Most of us have lost the scale. We pray to God, and somewhere along the way he became the size of our problems. We address him in the dimensions of our stress, our week, our particular disappointment. We speak to the ceiling. David speaks past it. He addresses someone whose glory is not contained by the sky, whose reach covers every corner of the earth, whose presence is not localizable to the room where you are sitting right now. “Above the heavens” is not a direction. It is a correction. David is recalibrating.
And maybe that is what stale worship needs most: a fresh sense of who you are actually talking to. The psalms keep doing this. They keep pulling the camera back until the frame holds more than your life. They hold the earth, the heavens, the space beyond both. And somewhere in that widening, the God you had reduced to a comfortable size becomes, again, the one who fills it all.
Time to reflect
These questions ask something specific. Stay with each one before moving to the next.
- When you last prayed, how large was the God you were speaking to?

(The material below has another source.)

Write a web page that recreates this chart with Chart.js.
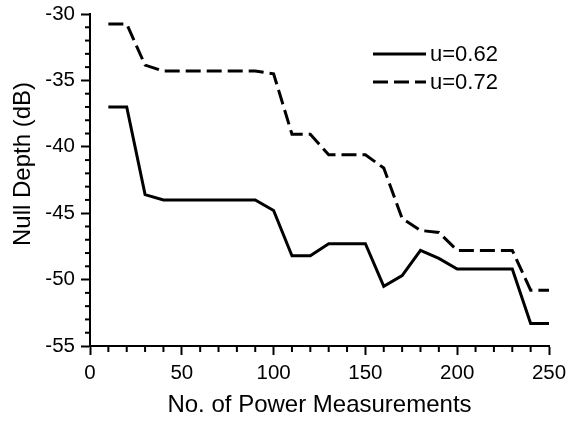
<!DOCTYPE html>
<html>
<head>
<meta charset="utf-8">
<script src="https://cdn.jsdelivr.net/npm/chart.js@4"></script>
<style>
  html, body { margin: 0; padding: 0; background: #fff; }
  #wrap { width: 569px; height: 422px; }
</style>
</head>
<body>
<div id="wrap"><canvas id="nullChart" width="569" height="422"></canvas></div>
<script>
// data
const measurements = [10, 20, 30, 40, 50, 60, 70, 80, 90, 100, 110, 120, 130,
                      140, 150, 160, 170, 180, 190, 200, 210, 220, 230, 240, 250];
const depthU062 = [-37, -37, -43.6, -44, -44, -44, -44, -44, -44, -44.8, -48.2, -48.2, -47.3,
                   -47.3, -47.3, -50.5, -49.7, -47.8, -48.4, -49.2, -49.2, -49.2, -49.2, -53.3, -53.3];
const depthU072 = [-30.75, -30.75, -33.85, -34.3, -34.3, -34.3, -34.3, -34.3, -34.3, -34.5, -39.05, -39.05, -40.6,
                   -40.6, -40.6, -41.6, -45.4, -46.3, -46.45, -47.8, -47.8, -47.8, -47.8, -50.8, -50.8];
const seriesNames = ['u=0.62', 'u=0.72'];
const xTickValues = [0, 50, 100, 150, 200, 250];
const yTickValues = [-55, -50, -45, -40, -35, -30];
const yTitle = 'Null Depth (dB)';

const FONT = "'Liberation Sans', Arial, sans-serif";

// minor ticks, y title (sits a bit above the middle in the original) + legend
const extras = {
    id: 'extras',
    afterDraw(chart) {
        const ctx = chart.ctx;
        const xs = chart.scales.x, ys = chart.scales.y;
        ctx.save();
        ctx.strokeStyle = '#000';
        ctx.lineWidth = 2;
        ctx.setLineDash([]);
        for (let v = 0; v <= 250; v += 10) {
            if (v % 50 === 0) continue;
            const px = xs.getPixelForValue(v);
            ctx.beginPath();
            ctx.moveTo(px, ys.bottom);
            ctx.lineTo(px, ys.bottom + 6);
            ctx.stroke();
        }
        for (let v = -55; v <= -30; v += 1) {
            if (v % 5 === 0) continue;
            const py = ys.getPixelForValue(v);
            ctx.beginPath();
            ctx.moveTo(xs.left, py);
            ctx.lineTo(xs.left - 5, py);
            ctx.stroke();
        }

        ctx.fillStyle = '#000';
        ctx.save();
        ctx.translate(23, ys.top + 150);
        ctx.rotate(-Math.PI / 2);
        ctx.font = '24px ' + FONT;
        ctx.textAlign = 'center';
        ctx.textBaseline = 'middle';
        ctx.fillText(yTitle, 0, 0);
        ctx.restore();

        // legend
        const lx = 373, ly = 54, gap = 28;
        ctx.font = '22px ' + FONT;
        ctx.textBaseline = 'middle';
        chart.data.datasets.forEach((ds, i) => {
            const y = ly + i * gap;
            ctx.lineWidth = 3;
            ctx.setLineDash(ds.borderDash || []);
            ctx.beginPath();
            ctx.moveTo(lx, y);
            ctx.lineTo(lx + 53, y);
            ctx.stroke();
            ctx.setLineDash([]);
            ctx.fillText(ds.label, lx + 57, y + 1);
        });
        ctx.restore();
    }
};

new Chart(document.getElementById('nullChart'), {
    type: 'line',
    data: {
        labels: measurements,
        datasets: [
            {
                label: seriesNames[0],
                data: measurements.map((x, i) => ({ x: x, y: depthU062[i] })),
                borderColor: '#000',
                borderWidth: 3,
                pointRadius: 0,
                tension: 0,
                fill: false
            },
            {
                label: seriesNames[1],
                data: measurements.map((x, i) => ({ x: x, y: depthU072[i] })),
                borderColor: '#000',
                borderWidth: 3,
                borderDash: [15, 6],
                pointRadius: 0,
                tension: 0,
                fill: false
            }
        ]
    },
    options: {
        responsive: false,
        animation: false,
        layout: { padding: { left: 0, right: 20, top: 14, bottom: 0 } },
        plugins: {
            legend: { display: false },
            tooltip: { enabled: false }
        },
        scales: {
            x: {
                type: 'linear',
                min: 0,
                max: 250,
                afterBuildTicks: (s) => { s.ticks = xTickValues.map(v => ({ value: v })); },
                afterFit: (s) => { s.height = 76; s.paddingLeft = 0; s.paddingRight = 0; },
                border: { color: '#000', width: 2 },
                grid: { drawOnChartArea: false, drawTicks: true, tickLength: 9, tickColor: '#000', tickWidth: 2 },
                ticks: { color: '#000', padding: 6, maxRotation: 0, font: { family: FONT, size: 20.5 } },
                title: {
                    display: true,
                    text: 'No. of Power Measurements',
                    color: '#000',
                    font: { family: FONT, size: 24 },
                    padding: { top: 0, bottom: 2 }
                }
            },
            y: {
                type: 'linear',
                min: -55,
                max: -30,
                afterBuildTicks: (s) => { s.ticks = yTickValues.map(v => ({ value: v })); },
                afterFit: (s) => { s.width = 90; s.paddingTop = 0; s.paddingBottom = 0; },
                border: { color: '#000', width: 2 },
                grid: { drawOnChartArea: false, drawTicks: true, tickLength: 9, tickColor: '#000', tickWidth: 2 },
                ticks: { color: '#000', padding: 6, font: { family: FONT, size: 20.5 } }
            }
        }
    },
    plugins: [extras]
});
</script>
</body>
</html>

Was he the size of your request, or larger?
- What part of your worship routine have you been performing from memory rather than from attention?
- If someone watched you pray this week without hearing the words, what would your posture and pace tell them about who you believe you are addressing?

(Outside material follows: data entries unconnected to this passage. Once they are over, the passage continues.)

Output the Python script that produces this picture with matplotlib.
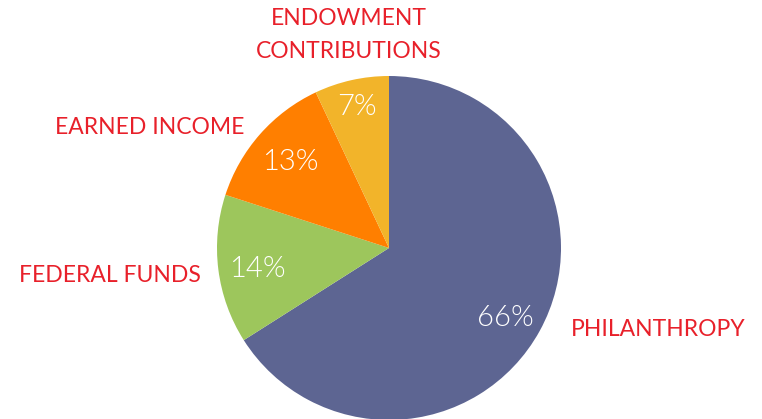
import matplotlib

matplotlib.use("Agg")
import matplotlib.pyplot as plt

# Funding mix, clockwise from 12 o'clock
labels = ["PHILANTHROPY", "FEDERAL FUNDS", "EARNED INCOME", "ENDOWMENT\nCONTRIBUTIONS"]
shares = [66, 14, 13, 7]
colors = ["#5d6592", "#9dc65c", "#ff7f00", "#f2b42a"]

LABEL_RED = "#e8202a"

fig = plt.figure(figsize=(7.62, 4.19), dpi=100)
fig.patch.set_facecolor("white")
ax = fig.add_axes([0, 0, 1, 1])

# pie in pixel coordinates; the bottom edge runs just past the frame
cx, cy, r = 389, 171, 172
wedges, _, pct = ax.pie(
    shares, colors=colors, startangle=90, counterclock=False,
    center=(cx, cy), radius=r, frame=True,
    autopct="%d%%", pctdistance=0.72,
    wedgeprops=dict(linewidth=0),
    textprops=dict(color="white", fontsize=21, family="Lato", fontweight=300),
)
ax.set_xlim(0, 762)
ax.set_ylim(0, 419)
ax.axis("off")

# hand-placed percentage positions to mirror the original slide
pct_pos = [(505, 101), (257, 150), (290, 257), (357, 312)]
for t, (x, y) in zip(pct, pct_pos):
    t.set_position((x, y))

label_pos = [(571, 89, "left"), (201, 144, "right"), (244, 292, "right"), (349, 384, "center")]
for txt, (x, y, ha) in zip(labels, label_pos):
    ax.text(x, y, txt, ha=ha, va="center", color=LABEL_RED, fontsize=16.5,
            family="Lato", linespacing=1.65)

fig.savefig("out.png", facecolor="white")
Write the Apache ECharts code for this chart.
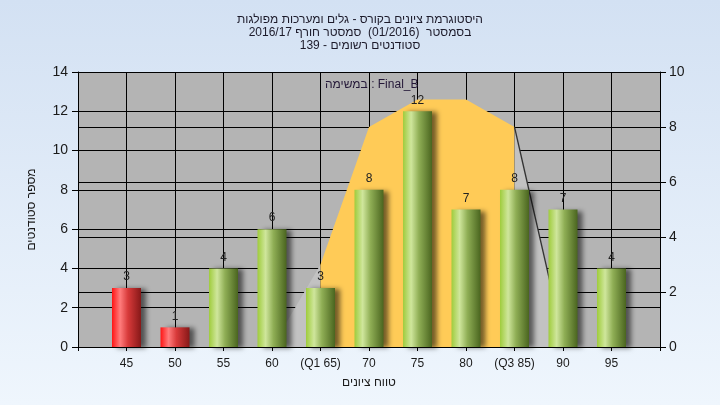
<!DOCTYPE html>
<html>
<head>
<meta charset="utf-8">
<script src="https://cdn.jsdelivr.net/npm/echarts@6/dist/echarts.min.js"></script>
<style>
html,body{margin:0;padding:0;}
#c{width:720px;height:405px;}
</style>
</head>
<body>
<div id="c"></div>
<script>
// ---- data ----
const scoreBins = [45, 50, 55, 60, 65, 70, 75, 80, 85, 90, 95];
const studentCounts = [3, 1, 4, 6, 3, 8, 12, 7, 8, 7, 4];
const tickLabels = ['45', '50', '55', '60', '(Q1 65)', '70', '75', '80', '(Q3 85)', '90', '95'];
const curveX = [60, 65, 70, 75, 80, 85, 90];
const curveY = [0, 3, 8, 9, 9, 8, 0.3];
const q1 = 65, q3 = 85;
const passMark = 55;
const titleLines = [
  'היסטוגרמת ציונים בקורס - גלים ומערכות מפולגות',
  'בסמסטר  (01/2016)  סמסטר חורף 2016/17',
  'סטודנטים רשומים - 139'
];
const legendText = 'במשימה : Final_B';
const yName = 'מספר סטודנטים';
const xName = 'טווח ציונים';

const FONT = '"Liberation Sans", "DejaVu Sans", "Noto Sans", sans-serif';

function grad(stops) {
  return new echarts.graphic.LinearGradient(0, 0, 1, 0, stops.map((c, i) => ({offset: c[0], color: c[1]})));
}
const greenGrad = grad([[0, '#9fcc3c'], [0.28, '#cfe69c'], [0.55, '#8fae55'], [1, '#4a651f']]);
const redGrad = grad([[0, '#ff1414'], [0.28, '#ff7c7c'], [0.55, '#d83a3a'], [1, '#861818']]);

const pts = curveX.map((x, i) => [x, curveY[i]]);
const leftGray = pts.filter(p => p[0] <= q1);
const mid = pts.filter(p => p[0] >= q1 && p[0] <= q3);
const rightGray = pts.filter(p => p[0] >= q3);

const chart = echarts.init(document.getElementById('c'), null, {renderer: 'canvas'});
chart.setOption({
  animation: false,
  backgroundColor: new echarts.graphic.LinearGradient(0, 0, 0, 1, [
    {offset: 0, color: '#d3e1f3'}, {offset: 1, color: '#eff6fd'}
  ]),
  textStyle: {fontFamily: FONT},
  title: {
    text: titleLines.join('\n'),
    left: 'center',
    top: 8,
    textStyle: {fontFamily: FONT, fontSize: 12, fontWeight: 'normal', color: '#1c1a2a', lineHeight: 13}
  },
  graphic: [{
    type: 'text',
    left: 325,
    top: 79,
    z: 10,
    style: {text: legendText, font: '12px ' + FONT, fill: '#241838'}
  }],
  grid: {left: 78, right: 60, top: 72, bottom: 58, show: true, backgroundColor: '#b4b4b4', borderWidth: 0},
  xAxis: {
    type: 'value',
    min: 40, max: 100, interval: 5,
    name: xName,
    nameLocation: 'middle',
    nameGap: 30,
    nameTextStyle: {fontFamily: FONT, fontSize: 12, color: '#1a1a1a'},
    axisLine: {show: true, lineStyle: {color: '#000', width: 1}},
    axisTick: {show: true, length: 4, lineStyle: {color: '#000'}},
    axisLabel: {
      margin: 11, fontSize: 12, color: '#1a1a1a', fontFamily: FONT,
      formatter: v => { const i = scoreBins.indexOf(v); return i >= 0 ? tickLabels[i] : ''; }
    },
    splitLine: {show: true, lineStyle: {color: '#000', width: 1}}
  },
  yAxis: [{
    type: 'value', min: 0, max: 14, interval: 2, position: 'left',
    name: yName, nameLocation: 'middle', nameGap: 40, nameRotate: 90,
    nameTextStyle: {fontFamily: FONT, fontSize: 12, color: '#1a1a1a'},
    axisLine: {show: true, lineStyle: {color: '#000'}},
    axisTick: {show: true, length: 6, lineStyle: {color: '#000'}},
    axisLabel: {margin: 10, fontSize: 14, color: '#1a1a1a', fontFamily: FONT},
    splitLine: {show: true, lineStyle: {color: '#000', width: 1}}
  }, {
    type: 'value', min: 0, max: 10, interval: 2, position: 'right',
    axisLine: {show: true, lineStyle: {color: '#000'}},
    axisTick: {show: true, length: 6, lineStyle: {color: '#000'}},
    axisLabel: {margin: 9, fontSize: 14, color: '#1a1a1a', fontFamily: FONT},
    splitLine: {show: true, lineStyle: {color: '#000', width: 1}}
  }],
  series: [{
    type: 'line', yAxisIndex: 1, z: 1, symbol: 'none', silent: true,
    data: leftGray,
    lineStyle: {width: 0},
    areaStyle: {color: '#c2c2c2', opacity: 1}
  }, {
    type: 'line', yAxisIndex: 1, z: 1, symbol: 'none', silent: true,
    data: mid,
    lineStyle: {width: 0},
    areaStyle: {color: '#ffcb57', opacity: 1}
  }, {
    type: 'line', yAxisIndex: 1, z: 1, symbol: 'none', silent: true,
    data: rightGray,
    lineStyle: {width: 1.3, color: '#333'},
    areaStyle: {color: '#c2c2c2', opacity: 1}
  }, {
    type: 'bar', yAxisIndex: 0, z: 3,
    barWidth: 29,
    data: scoreBins.map((x, i) => ({
      value: [x, studentCounts[i]],
      itemStyle: {color: x < passMark ? redGrad : greenGrad}
    })),
    itemStyle: {shadowColor: 'rgba(0,0,0,0.55)', shadowBlur: 5, shadowOffsetX: 5, shadowOffsetY: 1},
    label: {show: true, position: 'top', distance: 5, fontSize: 12, color: '#222', fontFamily: FONT,
      formatter: p => p.value[1]}
  }]
});
</script>
</body>
</html>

- Where in your daily life have you stopped looking up, not because you forgot God, but because the ceiling felt close enough?
Prayer Of The Day
God, we have made you small. We have addressed you with the same energy we use to check a list, spoken your name with the same attention we give to a passing thought. Forgive us for reducing you to the size of our routines. Teach us what David knew when he wrote these words: that worship is not a habit but a lifting, that your glory has no ceiling, that you are not waiting in the room where we left you but filling every room we enter. Expand our sense of who you are. Help us pray like people who mean it, who know they are speaking to someone above the heavens and over all the earth. In Jesus’ name, we pray. Amen.
Strengthening Faith
Recovering the scale of God starts in the ordinary hours. These are places to begin today.
- Step outside tonight and spend two full minutes looking at the sky without your phone. Let the size of what you see remind you of the size of who made it.

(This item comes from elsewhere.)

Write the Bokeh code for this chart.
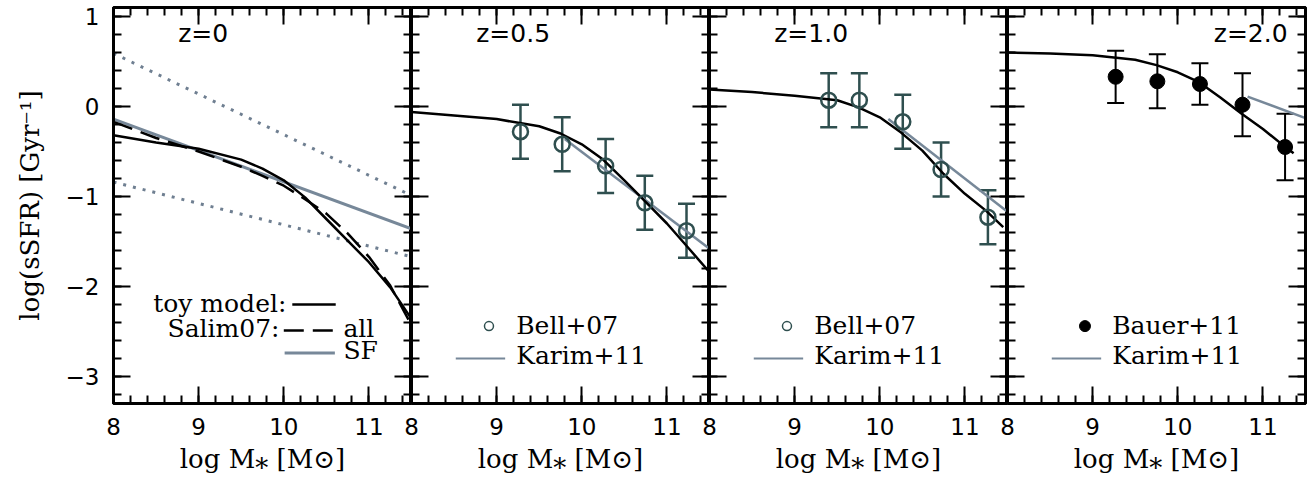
import numpy as np
from bokeh.plotting import figure
from bokeh.layouts import row
from bokeh.models import (LinearAxis, FixedTicker, Range1d, Whisker, TeeHead,
                          ColumnDataSource, Label)
from bokeh.embed import file_html
from bokeh.resources import INLINE

# ---------------- data: log sSFR [Gyr^-1] vs log stellar mass ----------------
# z = 0
toy_z0_x = [8.0, 8.5, 9.0, 9.5, 9.75, 10.0, 10.25, 10.5, 10.75, 11.0, 11.25, 11.5]
toy_z0_y = [-0.32, -0.40, -0.47, -0.59, -0.69, -0.82, -1.01, -1.25, -1.49, -1.73, -2.01, -2.36]
salim_all_x = [8.0, 8.5, 9.0, 9.5, 9.75, 10.0, 10.25, 10.5, 10.75, 11.0, 11.25, 11.5]
salim_all_y = [-0.17, -0.35, -0.50, -0.67, -0.77, -0.88, -1.03, -1.19, -1.41, -1.67, -1.99, -2.43]
salim_sf_x = [8.0, 11.5]
salim_sf_y = [-0.14, -1.36]
salim_sf_hi_y = [0.59, -0.99]
salim_sf_lo_y = [-0.84, -1.67]

# z = 0.5
toy_z05_x = [8.0, 8.5, 9.0, 9.5, 9.75, 10.0, 10.25, 10.5, 10.75, 11.0, 11.25, 11.5]
toy_z05_y = [-0.06, -0.10, -0.14, -0.22, -0.30, -0.42, -0.59, -0.82, -1.06, -1.30, -1.57, -1.84]
karim_z05_x = [9.8, 11.5]
karim_z05_y = [-0.36, -1.58]
bell_z05_x = [9.28, 9.77, 10.28, 10.74, 11.23]
bell_z05_y = [-0.28, -0.42, -0.66, -1.07, -1.38]
bell_z05_err = [0.30, 0.30, 0.30, 0.30, 0.30]

# z = 1.0
toy_z1_x = [8.0, 8.5, 9.0, 9.5, 9.75, 10.0, 10.25, 10.5, 10.75, 11.0, 11.25, 11.45]
toy_z1_y = [0.19, 0.16, 0.12, 0.07, -0.01, -0.12, -0.29, -0.49, -0.75, -0.97, -1.16, -1.34]
karim_z1_x = [10.1, 11.5]
karim_z1_y = [-0.14, -1.17]
bell_z1_x = [9.40, 9.76, 10.27, 10.72, 11.27]
bell_z1_y = [0.07, 0.07, -0.17, -0.70, -1.23]
bell_z1_err = [0.30, 0.30, 0.30, 0.30, 0.30]

# z = 2.0
toy_z2_x = [8.0, 8.5, 9.0, 9.5, 9.75, 10.0, 10.25, 10.5, 10.75, 11.0, 11.25, 11.36]
toy_z2_y = [0.60, 0.59, 0.57, 0.52, 0.46, 0.38, 0.27, 0.10, -0.08, -0.25, -0.44, -0.52]
karim_z2_x = [10.82, 11.5]
karim_z2_y = [0.11, -0.13]
bauer_x = [9.27, 9.76, 10.26, 10.76, 11.26]
bauer_y = [0.33, 0.28, 0.25, 0.02, -0.45]
bauer_err = [0.29, 0.30, 0.23, 0.35, 0.37]

panel_titles = ["z=0", "z=0.5", "z=1.0", "z=2.0"]
x_ticks = [8, 9, 10, 11]
y_ticks = [-3, -2, -1, 0, 1]
x_label = "log M\u204e [M\u2299]"
y_label = "log(sSFR) [Gyr\u207b\u00b9]"

# ---------------- styling ----------------
BLACK = "#000000"
GREY = "#778899"
DOTS = "#6f7f91"
TEAL = "#2f4f4f"
SANS = "DejaVu Sans"
SERIF = "DejaVu Serif"
X_RANGE = (8.0, 11.5)
Y_RANGE = (-3.3, 1.1)
FRAME_W, FRAME_H = 298, 396
OVERLAP = 14


def make_ticker(major, lo, hi):
    minor = list(np.round(np.arange(lo, hi + 1e-9, 0.2), 2))
    return FixedTicker(ticks=major, minor_ticks=minor)


def style_axis(ax, ticker, labels):
    ax.ticker = ticker
    ax.axis_line_width = 3
    ax.axis_line_color = BLACK
    ax.major_tick_in = 17
    ax.major_tick_out = 0
    ax.minor_tick_in = 8
    ax.minor_tick_out = 0
    ax.major_tick_line_width = 2
    ax.minor_tick_line_width = 2
    ax.major_tick_line_color = BLACK
    ax.minor_tick_line_color = BLACK
    if labels:
        ax.major_label_text_font = SANS
        ax.major_label_text_font_size = "23px"
        ax.major_label_text_color = BLACK
        ax.major_label_standoff = 14
    else:
        # tick marks only: labels take no room and are not painted
        ax.major_label_text_font_size = "1px"
        ax.major_label_text_color = None
        ax.major_label_standoff = 0


def make_panel(idx):
    first = idx == 0
    last = idx == 3
    p = figure(frame_width=FRAME_W, frame_height=FRAME_H,
               x_range=Range1d(*X_RANGE), y_range=Range1d(*Y_RANGE),
               output_backend="svg", toolbar_location=None,
               min_border_left=113 if first else OVERLAP,
               min_border_right=11 if last else 0,
               min_border_top=7, min_border_bottom=0,
               background_fill_color="white",
               border_fill_color="white" if first else None,
               outline_line_color=BLACK, outline_line_width=3)
    if not first:
        # let the panels share a frame edge; the "8" label spills left
        p.margin = (0, 0, 0, -OVERLAP)
    p.xgrid.visible = False
    p.ygrid.visible = False

    xt = make_ticker(x_ticks, 8.0, 11.4)
    yt = make_ticker(y_ticks, -3.2, 1.0)

    bottom = p.xaxis[0]
    style_axis(bottom, xt, True)
    bottom.axis_label = x_label
    bottom.axis_label_text_font = SERIF
    bottom.axis_label_text_font_style = "normal"
    bottom.axis_label_text_font_size = "26px"
    bottom.axis_label_text_color = BLACK
    bottom.axis_label_standoff = 6

    left = p.yaxis[0]
    style_axis(left, yt, first)
    if first:
        left.axis_label = y_label
        left.axis_label_text_font = SERIF
        left.axis_label_text_font_style = "normal"
        left.axis_label_text_font_size = "26px"
        left.axis_label_text_color = BLACK
        left.axis_label_standoff = 18

    top = LinearAxis()
    style_axis(top, make_ticker(x_ticks, 8.0, 11.4), False)
    p.add_layout(top, "above")
    right = LinearAxis()
    style_axis(right, make_ticker(y_ticks, -3.2, 1.0), False)
    p.add_layout(right, "right")
    return p


def errorbars(p, xs, ys, errs, color, width):
    src = ColumnDataSource(dict(x=xs, lo=[y - e for y, e in zip(ys, errs)],
                                hi=[y + e for y, e in zip(ys, errs)]))
    w = Whisker(base="x", lower="lo", upper="hi", source=src,
                line_color=color, line_width=width,
                lower_head=TeeHead(size=17, line_color=color, line_width=width),
                upper_head=TeeHead(size=17, line_color=color, line_width=width))
    p.add_layout(w)


def text(p, x, y, s, font=SERIF, size="25px", align="left"):
    p.add_layout(Label(x=x, y=y, text=s, text_font=font, text_font_size=size,
                       text_align=align, text_baseline="middle", text_color=BLACK))


panels = [make_panel(i) for i in range(4)]

# ---- z = 0 ----
p = panels[0]
p.line(salim_sf_x, salim_sf_hi_y, line_color=DOTS, line_width=3, line_dash="3 7")
p.line(salim_sf_x, salim_sf_lo_y, line_color=DOTS, line_width=3, line_dash="3 7")
p.line(salim_sf_x, salim_sf_y, line_color=GREY, line_width=3)
p.line(salim_all_x, salim_all_y, line_color=BLACK, line_width=2.5, line_dash="20 9")
p.line(toy_z0_x, toy_z0_y, line_color=BLACK, line_width=2.5)
text(p, 8.76, 0.81, panel_titles[0], font=SANS)
text(p, 10.03, -2.19, "toy model:", align="right")
p.line([10.10, 10.61], [-2.20, -2.20], line_color=BLACK, line_width=2.5)
text(p, 9.95, -2.47, "Salim07:", align="right")
p.line([10.00, 10.61], [-2.49, -2.49], line_color=BLACK, line_width=2.5, line_dash="20 9")
text(p, 10.70, -2.47, "all")
p.line([10.01, 10.60], [-2.74, -2.74], line_color=GREY, line_width=3)
text(p, 10.70, -2.71, "SF")

# ---- z = 0.5 and z = 1.0 ----
for p, tx, ty, kx, ky, bx, by, be, title in [
        (panels[1], toy_z05_x, toy_z05_y, karim_z05_x, karim_z05_y,
         bell_z05_x, bell_z05_y, bell_z05_err, panel_titles[1]),
        (panels[2], toy_z1_x, toy_z1_y, karim_z1_x, karim_z1_y,
         bell_z1_x, bell_z1_y, bell_z1_err, panel_titles[2])]:
    p.line(kx, ky, line_color=GREY, line_width=2.5)
    p.line(tx, ty, line_color=BLACK, line_width=2.5)
    errorbars(p, bx, by, be, TEAL, 2.5)
    p.scatter(bx, by, marker="circle", size=15, fill_color=None,
              line_color=TEAL, line_width=2.5)
    text(p, 8.76, 0.81, title, font=SANS)
    p.scatter([8.91], [-2.44], marker="circle", size=9, fill_color=None,
              line_color=TEAL, line_width=1.5)
    text(p, 9.23, -2.43, "Bell+07")
    p.line([8.52, 9.10], [-2.80, -2.80], line_color=GREY, line_width=2)
    text(p, 9.23, -2.77, "Karim+11")

# ---- z = 2.0 ----
p = panels[3]
p.line(karim_z2_x, karim_z2_y, line_color=GREY, line_width=2.5)
p.line(toy_z2_x, toy_z2_y, line_color=BLACK, line_width=2.5)
errorbars(p, bauer_x, bauer_y, bauer_err, BLACK, 2)
p.scatter(bauer_x, bauer_y, marker="circle", size=15, fill_color=BLACK,
          line_color=BLACK)
text(p, 11.29, 0.81, panel_titles[3], font=SANS, align="right")
p.scatter([8.91], [-2.44], marker="circle", size=11, fill_color=BLACK, line_color=BLACK)
text(p, 9.23, -2.43, "Bauer+11")
p.line([8.52, 9.10], [-2.80, -2.80], line_color=GREY, line_width=2)
text(p, 9.23, -2.77, "Karim+11")

layout = row(*panels, spacing=0)
open("out.html", "w").write(file_html(layout, INLINE))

- Read Psalm 19:1-6 slowly, aloud if possible. Pay attention to the word “declare” and ask what the sky has been saying that you have not been hearing.
- Find one person today, a friend, a coworker, a family member, and ask them a genuine question: “What is one thing that made you feel small this week, in a good way?” Listen to their answer without rushing to respond.
- Rewrite one sentence of a prayer you pray often. Change a word. Make it more specific. Break the autopilot.
- Sit with your hands open on your lap for sixty seconds. Palms up. Do not pray during that minute. Just be in the posture of someone who is receiving, not requesting.
- Pick one room in your house and clean it thoroughly. While you work, hold this thought: God’s glory covers even this ordinary space.
Today Wisdom
“Be exalted” is a verb with muscle in it. David did not describe God’s position; he spoke God’s name in the direction it deserved. Worship that has gone quiet can start again the same way: one voice, aimed past what it can see, remembering that the one who listens is larger than anything it can name.